Think of the enormous emerging-market central bank reserves that everyone was so worried about for the past few years, and which caused the global imbalances which are now only slowly beginning to unwind. Substantially all of them were invested in triple-A paper -- either Treasury bonds or Agencies. But there were private investors too who wanted the highest possible level of safety; with Treasuries all snapped up by the Chinese, they developed an insatiable appetite for structured products. MBSs, CDOs, ARSs, CPDOs: it didn't matter what they stood for, the only thing that mattered was AAA.
To put it another way, the problem wasn't high-risk financial products, it was low-risk financial products.
The housing boom was born less from inordinate risk-taking than from the unwillingness of investors to take and bear considered risks. Agencies, asset-backed securities, it was all just AAA paper. It was "safe", so who cared what it was funding?
There is a case to be made that small bank depositors should not have to worry about whether they'll be able to get their money back: hence the FDIC. But beyond that, Steve is surely right that there are altogether too many people, including a large number of enormous institutional investors, who fetishize safety to the point at which they don't want to bear any risk at all. But capitalism doesn't work without risk. If the providers of capital aren't willing to take risk, the system breaks.

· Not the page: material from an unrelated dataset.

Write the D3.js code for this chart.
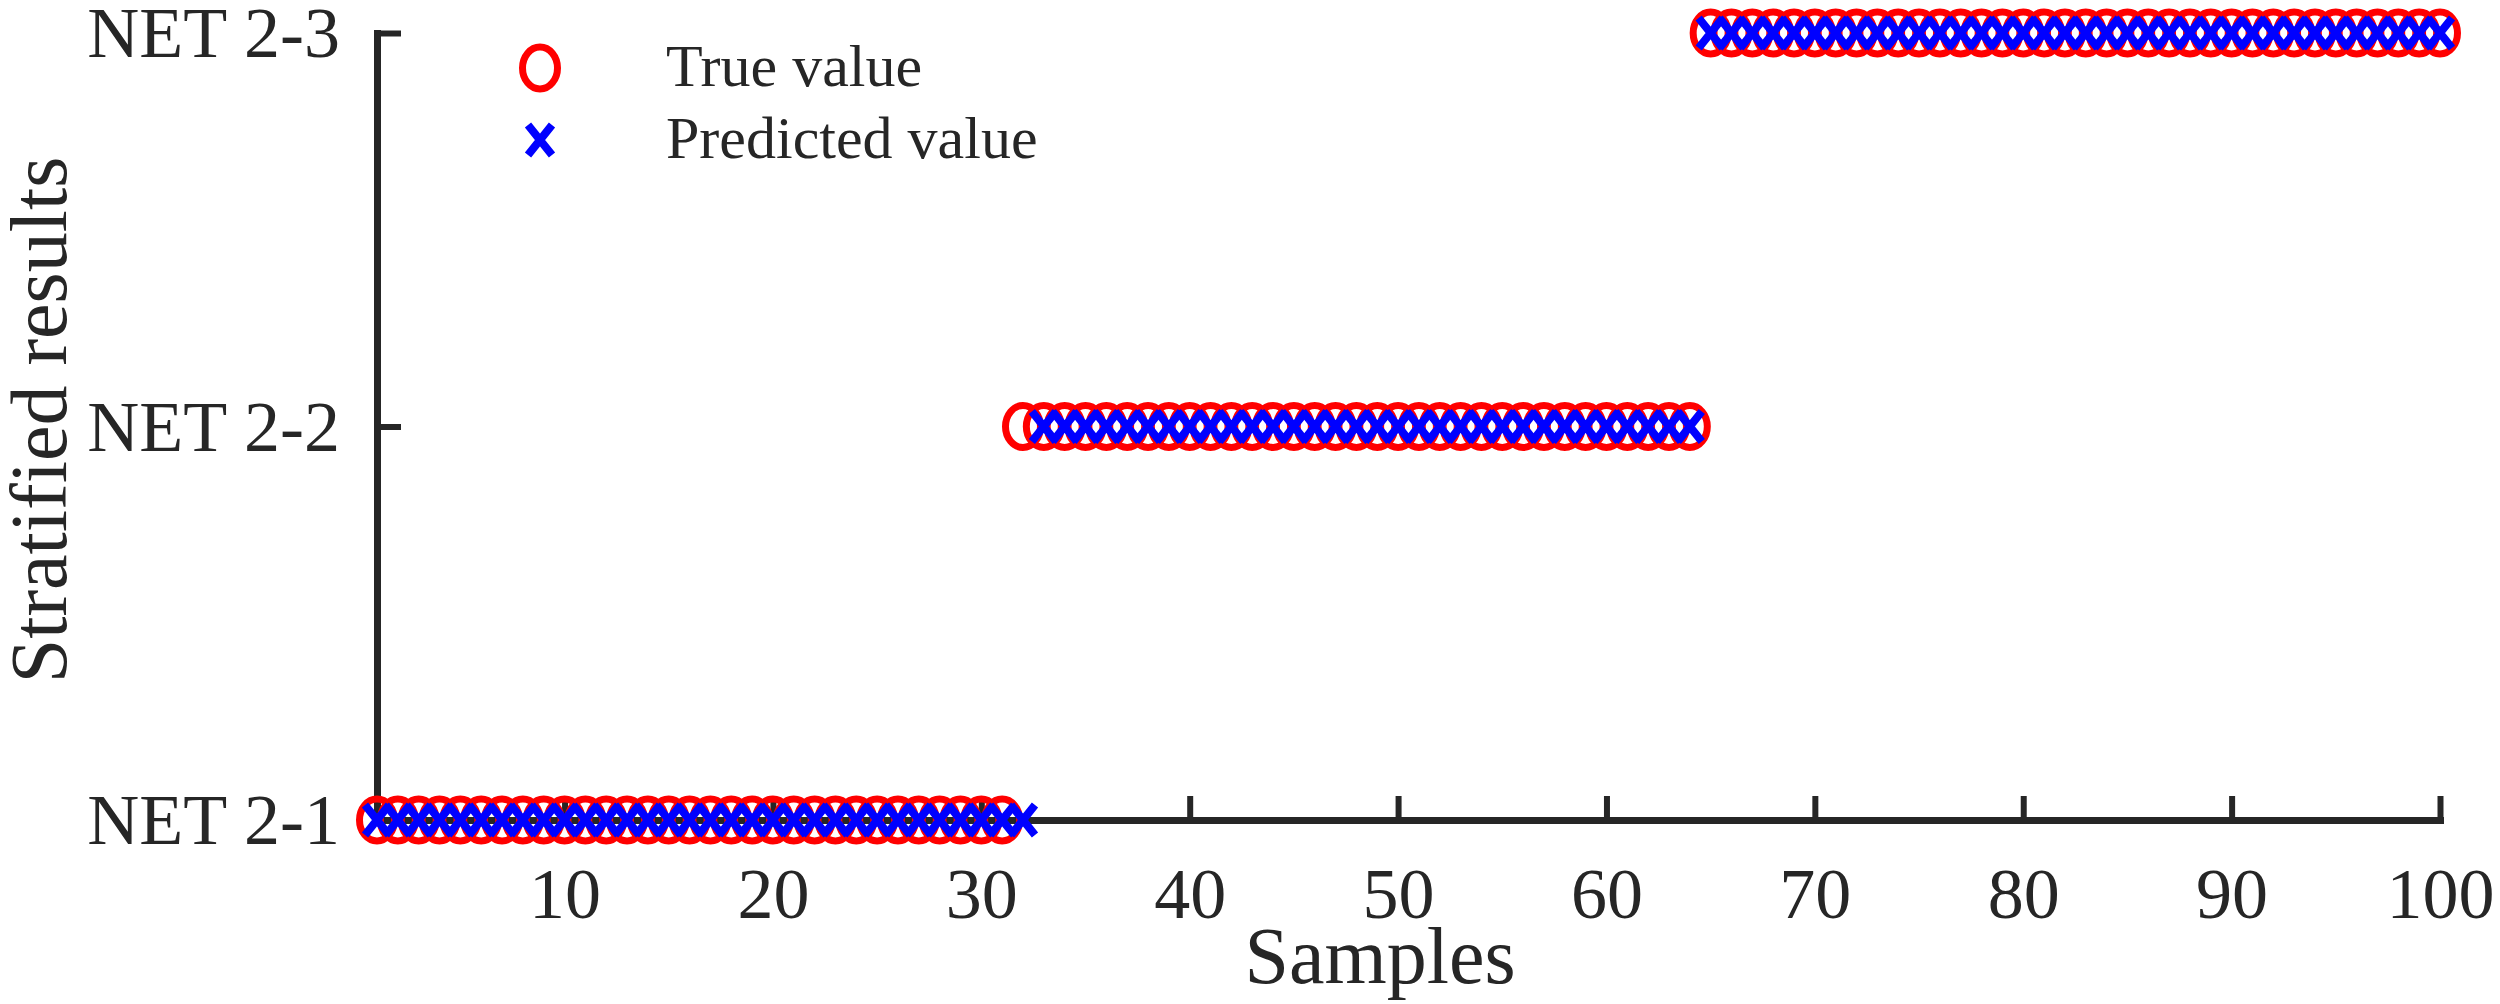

Here's a heretical idea: what if the USA losing its triple-A credit rating wasn't the worst thing that could happen right now, but rather the best? What if we got rid of the idea entirely that there is any such thing as a "risk-free rate of return", and came to realise that all investments involve risk? Come on, Moody's; have a go, S&P, do your worst! Maybe then investors will start doing their own homework when it comes to risk and reward, rather than blindly throwing money at anything with a "risk-free" or "triple-A" label.
The problem with auction-rate securities was maybe this: that stockbrokers felt a huge amount of pressure to reassure a bunch of investors with, typically, six-figure sums of money to invest that their money was perfectly safe and perfectly liquid. There's no such thing, and frankly people should stop being so cavalier about money-market accounts as well. If you've got lots of money, good for you. Now go and invest it sensibly. Don't ask for zero risk. That way lies trouble.